▶ _Stated task_: Leave the pictures out and retype the lines from the beginning through the line with "fig = plt.figure(figsize=(W", both ends included.
▶
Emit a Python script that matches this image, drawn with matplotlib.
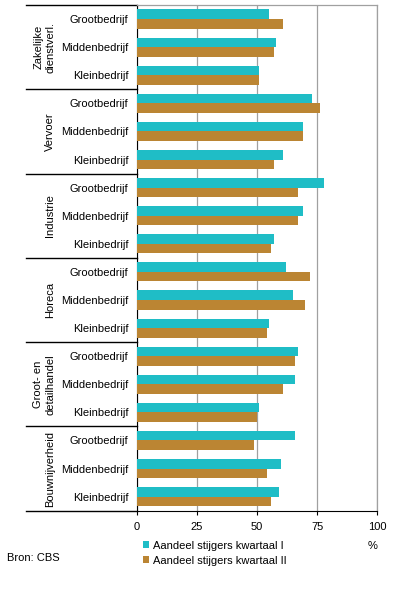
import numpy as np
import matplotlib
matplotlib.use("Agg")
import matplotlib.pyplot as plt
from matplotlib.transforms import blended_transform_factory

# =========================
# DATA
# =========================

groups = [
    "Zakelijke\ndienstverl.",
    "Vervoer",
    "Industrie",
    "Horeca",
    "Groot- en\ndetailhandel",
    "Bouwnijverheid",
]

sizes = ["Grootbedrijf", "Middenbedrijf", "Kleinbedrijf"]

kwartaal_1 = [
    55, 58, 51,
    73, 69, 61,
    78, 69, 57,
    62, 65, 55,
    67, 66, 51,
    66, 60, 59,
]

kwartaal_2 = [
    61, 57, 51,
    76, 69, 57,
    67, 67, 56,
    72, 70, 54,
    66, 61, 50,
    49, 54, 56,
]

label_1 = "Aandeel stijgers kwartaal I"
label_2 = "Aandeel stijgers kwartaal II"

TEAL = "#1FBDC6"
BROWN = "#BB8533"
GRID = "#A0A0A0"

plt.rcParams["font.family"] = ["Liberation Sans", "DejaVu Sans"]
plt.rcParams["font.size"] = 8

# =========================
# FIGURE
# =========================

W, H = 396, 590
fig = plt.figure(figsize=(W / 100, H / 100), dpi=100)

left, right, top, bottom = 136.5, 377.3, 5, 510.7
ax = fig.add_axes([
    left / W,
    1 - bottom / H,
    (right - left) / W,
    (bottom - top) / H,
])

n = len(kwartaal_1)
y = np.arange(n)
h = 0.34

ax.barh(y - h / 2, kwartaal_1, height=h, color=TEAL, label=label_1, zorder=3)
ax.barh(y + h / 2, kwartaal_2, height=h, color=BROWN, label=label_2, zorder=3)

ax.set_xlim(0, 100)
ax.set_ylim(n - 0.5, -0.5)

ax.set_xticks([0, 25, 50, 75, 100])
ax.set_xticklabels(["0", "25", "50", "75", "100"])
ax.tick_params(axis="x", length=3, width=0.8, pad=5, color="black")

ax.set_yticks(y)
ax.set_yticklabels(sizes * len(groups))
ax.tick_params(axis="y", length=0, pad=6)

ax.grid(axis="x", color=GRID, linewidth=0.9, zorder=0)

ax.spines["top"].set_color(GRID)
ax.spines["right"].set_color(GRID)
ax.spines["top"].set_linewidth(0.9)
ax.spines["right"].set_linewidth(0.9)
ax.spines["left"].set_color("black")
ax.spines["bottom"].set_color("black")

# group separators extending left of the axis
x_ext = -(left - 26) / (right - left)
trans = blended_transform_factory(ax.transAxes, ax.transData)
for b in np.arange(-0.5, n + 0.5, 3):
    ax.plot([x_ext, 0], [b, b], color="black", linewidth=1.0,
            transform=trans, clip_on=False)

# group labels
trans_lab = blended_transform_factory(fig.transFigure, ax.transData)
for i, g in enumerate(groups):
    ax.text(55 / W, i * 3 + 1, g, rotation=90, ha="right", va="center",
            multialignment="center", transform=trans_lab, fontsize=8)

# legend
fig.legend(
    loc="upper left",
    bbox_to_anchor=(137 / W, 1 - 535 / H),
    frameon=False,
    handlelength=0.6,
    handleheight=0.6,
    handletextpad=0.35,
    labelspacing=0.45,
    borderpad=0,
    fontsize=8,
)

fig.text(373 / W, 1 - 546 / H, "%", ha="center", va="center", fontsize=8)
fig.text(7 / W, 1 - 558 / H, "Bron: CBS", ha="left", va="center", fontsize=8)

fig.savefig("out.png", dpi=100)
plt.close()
◀
▶ _The response_:
Emit a Python script that matches this image, drawn with matplotlib.
import numpy as np
import matplotlib
matplotlib.use("Agg")
import matplotlib.pyplot as plt
from matplotlib.transforms import blended_transform_factory

# =========================
# DATA
# =========================

groups = [
    "Zakelijke\ndienstverl.",
    "Vervoer",
    "Industrie",
    "Horeca",
    "Groot- en\ndetailhandel",
    "Bouwnijverheid",
]

sizes = ["Grootbedrijf", "Middenbedrijf", "Kleinbedrijf"]

kwartaal_1 = [
    55, 58, 51,
    73, 69, 61,
    78, 69, 57,
    62, 65, 55,
    67, 66, 51,
    66, 60, 59,
]

kwartaal_2 = [
    61, 57, 51,
    76, 69, 57,
    67, 67, 56,
    72, 70, 54,
    66, 61, 50,
    49, 54, 56,
]

label_1 = "Aandeel stijgers kwartaal I"
label_2 = "Aandeel stijgers kwartaal II"

TEAL = "#1FBDC6"
BROWN = "#BB8533"
GRID = "#A0A0A0"

plt.rcParams["font.family"] = ["Liberation Sans", "DejaVu Sans"]
plt.rcParams["font.size"] = 8

# =========================
# FIGURE
# =========================

W, H = 396, 590
fig = plt.figure(figsize=(W / 100, H / 100), dpi=100)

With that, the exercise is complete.